A new septic inspection program around Lake George could commence as early as the spring, with just over 500 properties becoming the first to submit to a new requirement that septic systems in critical areas in the lake basin get inspected every five years.
The Lake George Park Commission, which has been developing the regulatory proposal for around 18 months, cleared its latest process hurdle with a public hearing the Tuesday before Thanksgiving.
The comments were largely supportive of new septic inspection requirements, but some raised concerns about newer, better maintained systems being treated the same as old, malfunctioning ones.
The Lake George Park Association, which supports the program and promised to invest funds into helping residents replace failing systems, did ask that a new septic standard be extended to 100 feet from the shore.

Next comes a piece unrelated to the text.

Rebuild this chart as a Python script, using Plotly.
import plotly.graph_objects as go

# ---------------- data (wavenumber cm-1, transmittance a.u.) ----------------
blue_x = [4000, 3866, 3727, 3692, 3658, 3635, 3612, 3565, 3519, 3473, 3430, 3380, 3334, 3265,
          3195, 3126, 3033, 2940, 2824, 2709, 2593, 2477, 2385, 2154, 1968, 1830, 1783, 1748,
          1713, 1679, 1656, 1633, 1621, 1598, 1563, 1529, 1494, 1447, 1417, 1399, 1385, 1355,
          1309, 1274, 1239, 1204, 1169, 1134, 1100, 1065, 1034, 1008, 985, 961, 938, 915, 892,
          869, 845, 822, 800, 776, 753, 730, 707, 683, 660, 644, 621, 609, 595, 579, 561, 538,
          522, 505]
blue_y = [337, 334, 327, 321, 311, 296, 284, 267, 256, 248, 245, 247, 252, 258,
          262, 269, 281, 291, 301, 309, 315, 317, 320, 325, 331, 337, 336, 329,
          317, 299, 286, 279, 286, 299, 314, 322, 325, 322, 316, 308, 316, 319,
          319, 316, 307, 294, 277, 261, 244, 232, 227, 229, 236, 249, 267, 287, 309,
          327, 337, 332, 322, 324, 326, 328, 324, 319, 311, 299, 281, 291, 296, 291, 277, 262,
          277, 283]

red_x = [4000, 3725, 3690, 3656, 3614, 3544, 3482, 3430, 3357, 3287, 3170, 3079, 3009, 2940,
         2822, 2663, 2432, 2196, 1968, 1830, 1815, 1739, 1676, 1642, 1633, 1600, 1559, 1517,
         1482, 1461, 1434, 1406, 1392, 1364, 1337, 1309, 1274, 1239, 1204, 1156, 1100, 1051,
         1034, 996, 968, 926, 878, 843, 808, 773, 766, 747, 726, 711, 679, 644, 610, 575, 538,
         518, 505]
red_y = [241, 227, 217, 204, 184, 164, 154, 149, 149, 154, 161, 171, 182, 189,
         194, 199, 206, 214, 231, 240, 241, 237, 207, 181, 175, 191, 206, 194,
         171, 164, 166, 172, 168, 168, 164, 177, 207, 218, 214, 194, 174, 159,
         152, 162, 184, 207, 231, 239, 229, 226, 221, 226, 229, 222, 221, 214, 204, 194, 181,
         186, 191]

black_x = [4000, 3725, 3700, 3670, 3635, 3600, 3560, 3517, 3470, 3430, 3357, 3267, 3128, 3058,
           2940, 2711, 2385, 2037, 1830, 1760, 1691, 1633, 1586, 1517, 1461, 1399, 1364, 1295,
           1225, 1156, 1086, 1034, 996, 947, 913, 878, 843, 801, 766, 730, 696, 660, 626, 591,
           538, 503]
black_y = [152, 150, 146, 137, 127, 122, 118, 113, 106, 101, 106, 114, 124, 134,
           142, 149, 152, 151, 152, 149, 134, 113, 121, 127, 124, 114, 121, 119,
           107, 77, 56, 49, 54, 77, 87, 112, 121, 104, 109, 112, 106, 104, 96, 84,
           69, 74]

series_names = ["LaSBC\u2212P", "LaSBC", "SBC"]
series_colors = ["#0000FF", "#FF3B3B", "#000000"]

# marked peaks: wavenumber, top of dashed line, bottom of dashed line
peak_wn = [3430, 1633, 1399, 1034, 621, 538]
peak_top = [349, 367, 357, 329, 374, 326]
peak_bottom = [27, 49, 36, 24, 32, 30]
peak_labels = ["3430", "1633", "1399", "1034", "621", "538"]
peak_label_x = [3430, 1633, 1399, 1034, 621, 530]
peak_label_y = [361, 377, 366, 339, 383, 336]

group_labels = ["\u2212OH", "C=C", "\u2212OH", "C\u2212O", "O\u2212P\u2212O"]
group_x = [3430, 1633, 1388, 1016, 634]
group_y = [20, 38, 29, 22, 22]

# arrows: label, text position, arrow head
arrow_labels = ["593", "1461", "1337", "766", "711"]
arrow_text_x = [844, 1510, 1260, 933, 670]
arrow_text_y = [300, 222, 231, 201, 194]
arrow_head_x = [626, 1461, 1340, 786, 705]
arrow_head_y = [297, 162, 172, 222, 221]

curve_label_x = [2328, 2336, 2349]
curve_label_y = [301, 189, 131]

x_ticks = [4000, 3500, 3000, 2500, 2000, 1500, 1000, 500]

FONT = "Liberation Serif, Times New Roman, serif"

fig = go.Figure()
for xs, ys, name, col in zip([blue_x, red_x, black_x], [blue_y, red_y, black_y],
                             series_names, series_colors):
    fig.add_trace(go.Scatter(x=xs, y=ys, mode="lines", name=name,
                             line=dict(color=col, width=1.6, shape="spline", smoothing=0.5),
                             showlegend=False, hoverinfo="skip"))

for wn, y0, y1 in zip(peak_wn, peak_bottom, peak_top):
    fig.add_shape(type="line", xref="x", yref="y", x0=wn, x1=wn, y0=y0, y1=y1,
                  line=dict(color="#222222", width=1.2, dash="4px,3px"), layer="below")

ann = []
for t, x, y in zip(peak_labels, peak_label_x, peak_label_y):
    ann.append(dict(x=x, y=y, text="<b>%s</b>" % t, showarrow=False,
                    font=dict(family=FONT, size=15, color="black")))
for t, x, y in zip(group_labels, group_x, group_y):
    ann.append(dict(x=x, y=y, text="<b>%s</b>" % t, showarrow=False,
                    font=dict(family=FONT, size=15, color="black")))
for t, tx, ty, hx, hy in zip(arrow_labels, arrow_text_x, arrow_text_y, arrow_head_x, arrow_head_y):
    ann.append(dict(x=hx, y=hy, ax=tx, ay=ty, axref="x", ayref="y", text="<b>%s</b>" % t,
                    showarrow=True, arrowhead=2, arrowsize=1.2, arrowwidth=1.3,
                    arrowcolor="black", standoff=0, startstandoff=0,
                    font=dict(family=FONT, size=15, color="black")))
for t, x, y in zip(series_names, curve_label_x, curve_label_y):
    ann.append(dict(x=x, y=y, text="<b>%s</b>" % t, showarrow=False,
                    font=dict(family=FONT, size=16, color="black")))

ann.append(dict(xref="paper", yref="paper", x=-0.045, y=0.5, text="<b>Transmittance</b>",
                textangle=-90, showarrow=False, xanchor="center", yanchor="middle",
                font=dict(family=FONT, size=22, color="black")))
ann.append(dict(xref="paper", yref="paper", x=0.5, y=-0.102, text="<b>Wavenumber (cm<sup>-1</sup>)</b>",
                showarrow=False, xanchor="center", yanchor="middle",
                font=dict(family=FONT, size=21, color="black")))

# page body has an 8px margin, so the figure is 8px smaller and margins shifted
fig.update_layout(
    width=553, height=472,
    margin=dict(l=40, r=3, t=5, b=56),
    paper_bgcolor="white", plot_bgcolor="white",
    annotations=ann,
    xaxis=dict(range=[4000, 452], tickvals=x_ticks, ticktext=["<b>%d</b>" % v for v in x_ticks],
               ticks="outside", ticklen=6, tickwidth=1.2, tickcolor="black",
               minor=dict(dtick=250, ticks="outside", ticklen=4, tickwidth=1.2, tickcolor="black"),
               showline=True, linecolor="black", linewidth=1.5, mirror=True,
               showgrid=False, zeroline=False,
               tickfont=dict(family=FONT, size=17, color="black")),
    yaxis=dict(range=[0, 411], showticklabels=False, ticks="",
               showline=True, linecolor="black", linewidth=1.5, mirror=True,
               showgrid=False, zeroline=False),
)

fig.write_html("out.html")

The inspection requirement will apply to septic systems within 500 feet of the lakeshore or 100 feet of a stream within the Lake George Basin and is expected to apply to about 2,700 parcels. While residents will be required to get their septic inspected and pumped out once every five years, they will be charged a $50 annual fee to keep the program going.
The park commission indicated it could vote on final approval at its December or January meeting and commence the program next year.
Speaking of septic systems, I made note of a release last week from the governor’s office about $2.25 million in new federal funding from the Bipartisan Infrastructure Law to help fund septic system improvements on Long Island.
Septic replacement can cost well over $10,000, so every dollar of support helps. Demand for the state’s existing septic replacement fund, which can help Lake George residents, far outstrips supply. It’s possible the newly-approved $4.2 billion environmental bond act will also fund septic replacement.
Another thing to watch out for is whether the Lake George program spurs action elsewhere in the park, where aging septic systems threaten water quality on numerous lakes and ponds.